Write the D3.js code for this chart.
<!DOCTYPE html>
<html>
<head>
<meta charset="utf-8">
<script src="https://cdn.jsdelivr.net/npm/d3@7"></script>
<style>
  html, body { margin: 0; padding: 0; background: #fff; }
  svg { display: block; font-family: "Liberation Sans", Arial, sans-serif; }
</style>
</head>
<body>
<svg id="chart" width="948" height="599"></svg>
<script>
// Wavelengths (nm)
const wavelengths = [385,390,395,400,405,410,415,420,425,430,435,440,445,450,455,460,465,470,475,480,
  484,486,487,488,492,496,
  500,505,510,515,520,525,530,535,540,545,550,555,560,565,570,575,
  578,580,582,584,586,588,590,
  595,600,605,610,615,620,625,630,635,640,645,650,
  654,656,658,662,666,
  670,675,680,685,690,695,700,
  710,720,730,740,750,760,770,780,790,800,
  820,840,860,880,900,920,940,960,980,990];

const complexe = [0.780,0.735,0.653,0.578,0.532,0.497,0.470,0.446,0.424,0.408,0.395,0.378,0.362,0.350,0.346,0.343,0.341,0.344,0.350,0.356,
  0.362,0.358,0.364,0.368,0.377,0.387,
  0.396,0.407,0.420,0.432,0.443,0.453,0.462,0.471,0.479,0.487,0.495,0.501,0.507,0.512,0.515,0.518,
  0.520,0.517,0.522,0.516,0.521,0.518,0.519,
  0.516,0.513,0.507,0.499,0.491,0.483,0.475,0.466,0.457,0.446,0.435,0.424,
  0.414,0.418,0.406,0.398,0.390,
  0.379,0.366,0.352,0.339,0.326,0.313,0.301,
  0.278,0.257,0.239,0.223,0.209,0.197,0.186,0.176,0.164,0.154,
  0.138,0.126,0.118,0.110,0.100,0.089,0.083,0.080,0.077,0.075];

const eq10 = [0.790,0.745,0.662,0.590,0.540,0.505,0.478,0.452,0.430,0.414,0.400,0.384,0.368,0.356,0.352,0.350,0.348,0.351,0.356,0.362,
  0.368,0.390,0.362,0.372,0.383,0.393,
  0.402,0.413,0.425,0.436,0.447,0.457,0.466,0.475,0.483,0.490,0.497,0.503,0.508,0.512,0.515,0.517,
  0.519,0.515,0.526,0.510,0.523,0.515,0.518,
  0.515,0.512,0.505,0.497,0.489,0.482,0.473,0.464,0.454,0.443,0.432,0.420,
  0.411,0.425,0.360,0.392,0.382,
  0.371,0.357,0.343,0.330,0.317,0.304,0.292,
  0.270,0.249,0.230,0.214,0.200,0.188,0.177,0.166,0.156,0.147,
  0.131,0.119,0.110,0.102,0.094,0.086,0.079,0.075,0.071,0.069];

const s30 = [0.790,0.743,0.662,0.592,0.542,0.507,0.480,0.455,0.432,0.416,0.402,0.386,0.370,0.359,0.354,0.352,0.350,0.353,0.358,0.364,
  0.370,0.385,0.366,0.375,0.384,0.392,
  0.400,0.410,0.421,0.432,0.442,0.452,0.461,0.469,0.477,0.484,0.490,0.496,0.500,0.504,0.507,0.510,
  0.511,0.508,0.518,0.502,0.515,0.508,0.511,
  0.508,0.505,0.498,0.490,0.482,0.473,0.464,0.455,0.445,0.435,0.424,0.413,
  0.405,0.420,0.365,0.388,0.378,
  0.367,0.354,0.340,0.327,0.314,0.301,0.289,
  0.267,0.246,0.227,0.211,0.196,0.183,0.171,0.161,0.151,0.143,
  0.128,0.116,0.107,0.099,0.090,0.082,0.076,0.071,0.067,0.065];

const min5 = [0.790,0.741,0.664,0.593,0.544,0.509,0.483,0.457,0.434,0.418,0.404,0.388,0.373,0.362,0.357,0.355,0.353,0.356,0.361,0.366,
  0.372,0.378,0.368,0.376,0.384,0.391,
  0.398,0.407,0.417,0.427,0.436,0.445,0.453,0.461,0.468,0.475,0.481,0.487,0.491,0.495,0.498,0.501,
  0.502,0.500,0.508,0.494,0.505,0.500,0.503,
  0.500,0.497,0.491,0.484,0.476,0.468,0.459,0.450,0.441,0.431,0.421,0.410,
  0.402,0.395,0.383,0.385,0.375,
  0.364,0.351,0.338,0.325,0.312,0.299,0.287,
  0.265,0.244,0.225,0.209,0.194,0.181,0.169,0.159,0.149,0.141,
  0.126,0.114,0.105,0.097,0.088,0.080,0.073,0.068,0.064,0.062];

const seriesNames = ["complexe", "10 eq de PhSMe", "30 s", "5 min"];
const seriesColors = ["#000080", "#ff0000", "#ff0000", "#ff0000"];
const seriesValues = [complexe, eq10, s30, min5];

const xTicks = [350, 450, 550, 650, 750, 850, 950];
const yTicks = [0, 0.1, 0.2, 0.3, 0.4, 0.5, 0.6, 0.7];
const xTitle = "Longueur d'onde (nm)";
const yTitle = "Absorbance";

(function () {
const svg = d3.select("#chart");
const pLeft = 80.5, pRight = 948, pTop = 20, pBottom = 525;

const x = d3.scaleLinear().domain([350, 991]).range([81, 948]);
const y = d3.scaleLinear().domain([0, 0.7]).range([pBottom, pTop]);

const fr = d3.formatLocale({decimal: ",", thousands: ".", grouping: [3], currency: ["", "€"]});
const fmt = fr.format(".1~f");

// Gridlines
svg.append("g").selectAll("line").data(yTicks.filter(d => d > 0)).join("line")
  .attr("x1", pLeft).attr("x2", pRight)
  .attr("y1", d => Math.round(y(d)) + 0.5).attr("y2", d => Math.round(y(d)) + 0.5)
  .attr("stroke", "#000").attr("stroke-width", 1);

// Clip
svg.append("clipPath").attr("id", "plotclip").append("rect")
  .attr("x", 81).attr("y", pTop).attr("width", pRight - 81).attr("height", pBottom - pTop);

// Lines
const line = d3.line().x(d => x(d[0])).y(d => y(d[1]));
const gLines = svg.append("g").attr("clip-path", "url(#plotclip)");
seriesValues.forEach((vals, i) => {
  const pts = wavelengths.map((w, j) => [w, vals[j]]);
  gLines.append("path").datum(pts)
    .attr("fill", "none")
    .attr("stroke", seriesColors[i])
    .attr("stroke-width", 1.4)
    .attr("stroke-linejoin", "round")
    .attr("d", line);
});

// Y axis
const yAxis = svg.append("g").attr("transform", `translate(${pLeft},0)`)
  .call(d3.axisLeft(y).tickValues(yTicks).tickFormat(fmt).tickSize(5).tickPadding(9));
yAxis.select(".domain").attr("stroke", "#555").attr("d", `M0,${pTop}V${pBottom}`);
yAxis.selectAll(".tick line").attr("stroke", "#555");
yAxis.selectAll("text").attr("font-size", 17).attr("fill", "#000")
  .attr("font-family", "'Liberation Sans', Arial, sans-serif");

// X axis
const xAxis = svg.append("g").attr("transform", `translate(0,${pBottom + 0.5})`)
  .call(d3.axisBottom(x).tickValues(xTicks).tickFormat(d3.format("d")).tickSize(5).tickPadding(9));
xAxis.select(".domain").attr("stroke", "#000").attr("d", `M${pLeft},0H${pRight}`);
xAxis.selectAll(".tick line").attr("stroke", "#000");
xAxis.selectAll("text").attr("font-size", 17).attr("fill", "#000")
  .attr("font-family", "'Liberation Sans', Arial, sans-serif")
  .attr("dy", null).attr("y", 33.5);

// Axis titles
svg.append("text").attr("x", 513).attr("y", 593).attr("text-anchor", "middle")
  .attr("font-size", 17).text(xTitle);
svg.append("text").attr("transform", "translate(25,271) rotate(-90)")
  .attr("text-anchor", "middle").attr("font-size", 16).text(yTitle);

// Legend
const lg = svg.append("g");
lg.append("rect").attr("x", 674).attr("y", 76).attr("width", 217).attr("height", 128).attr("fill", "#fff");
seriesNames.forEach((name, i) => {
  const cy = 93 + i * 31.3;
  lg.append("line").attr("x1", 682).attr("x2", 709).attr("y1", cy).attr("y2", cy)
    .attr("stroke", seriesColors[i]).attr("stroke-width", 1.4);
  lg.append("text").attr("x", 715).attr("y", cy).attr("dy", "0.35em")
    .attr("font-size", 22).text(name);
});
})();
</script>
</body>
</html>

________________________________________

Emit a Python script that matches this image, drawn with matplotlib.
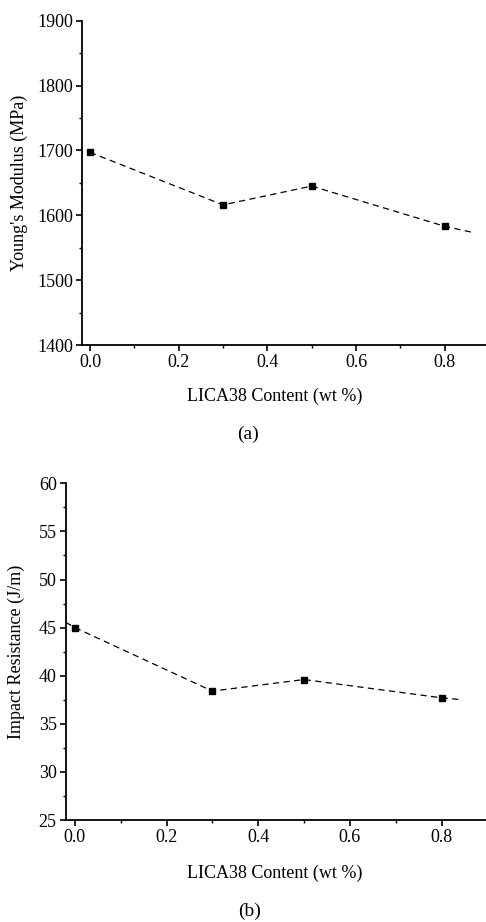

________________________________________

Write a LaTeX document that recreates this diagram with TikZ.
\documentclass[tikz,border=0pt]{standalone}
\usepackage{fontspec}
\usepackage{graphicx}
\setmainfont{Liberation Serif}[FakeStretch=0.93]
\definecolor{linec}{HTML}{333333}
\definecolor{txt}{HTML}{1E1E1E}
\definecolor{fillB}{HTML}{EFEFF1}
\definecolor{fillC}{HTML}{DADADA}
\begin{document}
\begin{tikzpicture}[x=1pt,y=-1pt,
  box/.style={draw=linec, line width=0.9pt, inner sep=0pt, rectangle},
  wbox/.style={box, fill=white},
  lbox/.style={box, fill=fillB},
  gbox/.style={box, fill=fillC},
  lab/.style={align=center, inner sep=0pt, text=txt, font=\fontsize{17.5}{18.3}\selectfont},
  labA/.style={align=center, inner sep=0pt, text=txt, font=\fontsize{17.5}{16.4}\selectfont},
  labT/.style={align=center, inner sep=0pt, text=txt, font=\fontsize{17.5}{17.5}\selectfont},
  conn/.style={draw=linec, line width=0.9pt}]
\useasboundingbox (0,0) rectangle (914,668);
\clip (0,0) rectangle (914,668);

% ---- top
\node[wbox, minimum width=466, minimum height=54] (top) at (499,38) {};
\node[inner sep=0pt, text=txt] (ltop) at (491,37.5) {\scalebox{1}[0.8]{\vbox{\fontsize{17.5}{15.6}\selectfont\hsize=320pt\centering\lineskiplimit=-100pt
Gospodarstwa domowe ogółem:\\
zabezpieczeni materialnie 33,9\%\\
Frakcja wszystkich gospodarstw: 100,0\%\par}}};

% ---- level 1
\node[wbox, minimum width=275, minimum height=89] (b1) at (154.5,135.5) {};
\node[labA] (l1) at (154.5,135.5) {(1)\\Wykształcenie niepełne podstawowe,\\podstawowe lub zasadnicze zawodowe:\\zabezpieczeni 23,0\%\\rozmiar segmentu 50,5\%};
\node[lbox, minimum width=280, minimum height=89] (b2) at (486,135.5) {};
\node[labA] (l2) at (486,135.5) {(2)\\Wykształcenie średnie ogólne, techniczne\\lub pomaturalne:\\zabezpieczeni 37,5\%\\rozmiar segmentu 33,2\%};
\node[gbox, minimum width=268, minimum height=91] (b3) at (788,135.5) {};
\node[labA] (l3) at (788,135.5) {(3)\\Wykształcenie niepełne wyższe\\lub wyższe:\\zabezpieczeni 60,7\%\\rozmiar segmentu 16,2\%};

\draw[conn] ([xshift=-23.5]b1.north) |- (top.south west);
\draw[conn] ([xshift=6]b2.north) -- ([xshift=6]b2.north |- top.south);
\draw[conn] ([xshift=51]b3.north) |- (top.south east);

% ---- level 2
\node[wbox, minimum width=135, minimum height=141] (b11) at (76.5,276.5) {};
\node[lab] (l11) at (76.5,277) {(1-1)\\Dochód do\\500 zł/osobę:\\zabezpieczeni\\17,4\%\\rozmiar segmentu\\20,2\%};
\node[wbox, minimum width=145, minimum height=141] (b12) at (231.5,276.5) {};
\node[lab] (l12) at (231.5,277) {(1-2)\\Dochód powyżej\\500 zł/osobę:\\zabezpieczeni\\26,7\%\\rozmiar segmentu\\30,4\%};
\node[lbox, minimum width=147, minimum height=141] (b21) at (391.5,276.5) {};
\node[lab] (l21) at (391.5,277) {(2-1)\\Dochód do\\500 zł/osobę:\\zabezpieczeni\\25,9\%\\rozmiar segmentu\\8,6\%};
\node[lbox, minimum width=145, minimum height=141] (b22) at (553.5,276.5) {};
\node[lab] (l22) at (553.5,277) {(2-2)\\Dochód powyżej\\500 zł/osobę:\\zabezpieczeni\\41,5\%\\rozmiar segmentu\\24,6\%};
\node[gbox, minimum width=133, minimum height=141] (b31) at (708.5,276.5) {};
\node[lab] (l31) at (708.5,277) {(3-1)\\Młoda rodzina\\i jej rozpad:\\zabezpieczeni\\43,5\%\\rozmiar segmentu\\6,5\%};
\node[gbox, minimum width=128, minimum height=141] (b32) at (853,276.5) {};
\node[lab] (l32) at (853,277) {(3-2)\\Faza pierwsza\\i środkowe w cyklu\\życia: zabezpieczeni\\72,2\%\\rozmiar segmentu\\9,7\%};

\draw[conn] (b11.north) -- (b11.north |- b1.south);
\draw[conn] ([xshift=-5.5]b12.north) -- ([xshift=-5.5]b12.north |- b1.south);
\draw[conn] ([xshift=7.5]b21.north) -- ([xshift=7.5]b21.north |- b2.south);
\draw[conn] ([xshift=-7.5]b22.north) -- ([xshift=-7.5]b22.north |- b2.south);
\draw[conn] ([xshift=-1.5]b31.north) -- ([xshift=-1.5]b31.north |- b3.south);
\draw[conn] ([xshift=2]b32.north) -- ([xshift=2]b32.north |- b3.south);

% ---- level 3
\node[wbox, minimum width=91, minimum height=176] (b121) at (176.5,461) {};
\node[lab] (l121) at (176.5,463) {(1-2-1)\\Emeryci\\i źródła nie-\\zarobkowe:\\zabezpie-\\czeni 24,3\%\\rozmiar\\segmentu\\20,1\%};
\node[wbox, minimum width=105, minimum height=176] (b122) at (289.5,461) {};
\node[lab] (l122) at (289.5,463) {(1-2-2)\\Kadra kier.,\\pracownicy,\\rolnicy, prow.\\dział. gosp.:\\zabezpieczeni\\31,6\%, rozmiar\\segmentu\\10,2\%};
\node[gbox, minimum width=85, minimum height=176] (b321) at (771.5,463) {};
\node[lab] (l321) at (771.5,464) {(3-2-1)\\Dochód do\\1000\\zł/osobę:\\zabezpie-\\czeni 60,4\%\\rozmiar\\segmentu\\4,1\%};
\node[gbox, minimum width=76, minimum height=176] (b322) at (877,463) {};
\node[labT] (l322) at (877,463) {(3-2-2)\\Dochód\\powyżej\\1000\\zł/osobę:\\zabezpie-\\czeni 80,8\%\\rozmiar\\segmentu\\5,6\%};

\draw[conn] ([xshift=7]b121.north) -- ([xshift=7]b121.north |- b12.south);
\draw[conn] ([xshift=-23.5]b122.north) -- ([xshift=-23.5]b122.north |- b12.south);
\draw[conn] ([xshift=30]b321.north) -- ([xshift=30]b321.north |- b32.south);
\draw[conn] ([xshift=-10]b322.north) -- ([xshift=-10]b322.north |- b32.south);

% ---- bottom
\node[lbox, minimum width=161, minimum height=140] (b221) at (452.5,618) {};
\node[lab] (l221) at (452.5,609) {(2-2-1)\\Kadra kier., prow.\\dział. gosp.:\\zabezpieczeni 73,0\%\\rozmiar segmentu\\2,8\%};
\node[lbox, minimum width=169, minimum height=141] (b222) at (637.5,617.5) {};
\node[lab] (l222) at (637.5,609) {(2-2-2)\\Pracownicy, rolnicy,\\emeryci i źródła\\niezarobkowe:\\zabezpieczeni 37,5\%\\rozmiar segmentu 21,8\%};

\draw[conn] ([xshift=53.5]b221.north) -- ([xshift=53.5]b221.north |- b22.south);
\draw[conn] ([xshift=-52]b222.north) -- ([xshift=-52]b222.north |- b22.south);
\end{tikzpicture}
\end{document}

________________________________________

What to work on –
Copy out every line from the material above in which the word "this" appears.

Exercise answer –
Write the D3.js code for this chart.
Emit a Python script that matches this image, drawn with matplotlib.
Write a LaTeX document that recreates this diagram with TikZ.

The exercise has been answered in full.